Pada tahun 1970 – 1972, Perkumpulan Strada paling banyak mengelola sekolah Katolik di Keuskupan Agung Jakarta, baik secara langsung maupun dengan memberi berbagai bantuan pada sekolah-sekolah milik paroki. Tradisi saling membantu terhadap sesama sekolah Katolik ini sampai sekarang tetap diteruskan untuk mengembangkan solidaritas dan semangat berbagi di antara sekolah-sekolah Katolik. Solidaris dan semangat berbagi ini bertumbuh sejajar dengan Konstitusi Pastoral tentang Gereja di dalam dunia modern “Gaudium et Spes” art. 1: “Suka cita dan harapan, kesedihan dan kecemasan umat manusia pada zaman kita, khususnya mereka yang miskin dan tertindas adalah suka cita dan pengharapan, kesedihan dan kecemasan para murid Kristus juga.”
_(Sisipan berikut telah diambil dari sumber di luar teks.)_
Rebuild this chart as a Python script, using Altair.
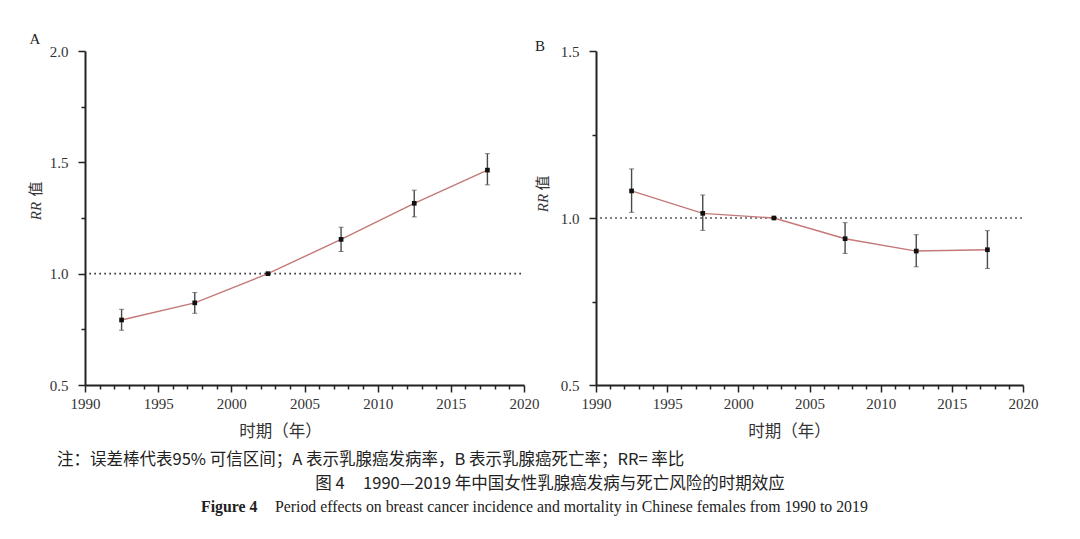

Demi memantapkan reorganisasi yang dilakukan sejak tahun 1972, maka mulai tahun 1977 penyelenggaraan pendidikan dan persekolahan Strada disentralisasi lagi. Dinamika tatakelola yang semacam ini membuat seluruh unsur pimpinan agak kewalahan : ada sekolah yang ingin tetap menjadi sekolah milik paroki (lebih-lebih  sekolah yang secara finansial kuat) dan ada sekolah-sekolah yang ingin tetap bergabung dengan Perkumpulan Strada. Hal ini berlangsung dalam kurun waktu 1 – 3 tahun. Dengan berbagai pertimbangan, Pater M. Ferouge SJ berusaha membereskan struktur sekolah-sekolah Strada yang disentralisasi pada 1 April 1973. Dengan demikian Perkumpulan Strada memiliki susunan kepengurusan yang lebih lengkap.